Dr Peters said his techniques and success rates were improving as ever more Americans — both young and old — opted for genital surgery, but that there was still much to learn on this new frontier of medicine.

‘We’re going to learn a lot more about it in the next five to 10 years as we’re doing just increasing numbers of these cases,’ he said.

Dr Peters and other advocates of trans medicine present the surgeries as a trade-off, acknowledging the substantial drawbacks, but saying they’re vital for those with serious discomfort with their own body.

Even so, they are rare within the transgender community.

Of the estimated 1.6 million trans and non-binary Americans aged 13 and above, only 31 percent take cross-sex hormones and 16 percent opt for surgery, according to research by the Washington Post and KFF, a health charity.

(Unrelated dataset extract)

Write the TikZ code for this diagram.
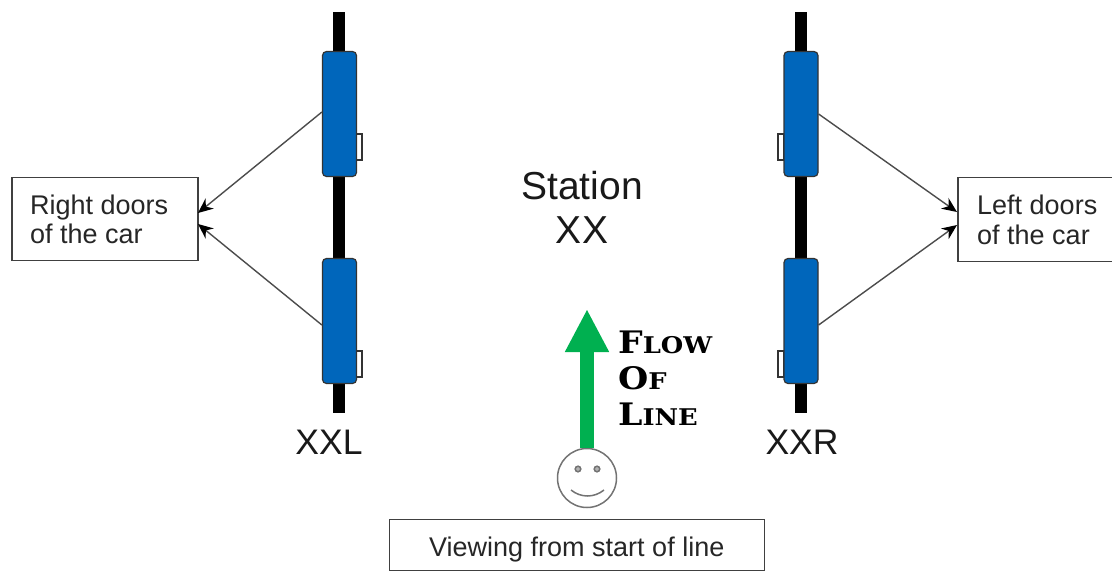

Most surgeries are breast removals for female-to-male transitioners.

Genital surgery on children is very rare and massively controversial. Even the World Professional Association for Transgender Health, which advocates for gender-affirming care globally, says procedures should not be attempted on children.

In the US, Republicans have sought to ban puberty blockers, hormones, or surgeries for minors in about 20 states this year. Sweden, Finland, the UK, and other European countries have restricted or halted trans care for kids.

Dr Peters and OHSU have faced criticism for their progressive approach in the past.

Last year, Dr Peters faced a backlash for a since-deleted tweet remarking on having performed breast-removal surgeries on three young adults and adolescents in a single day.

Another OHSU clinician, Dr Nicholas Gideonse, controversially became the first US professional to help terminally ill Americans travel from out-of-state to get their hands on a deadly cocktail of drugs in Oregon to end their lives.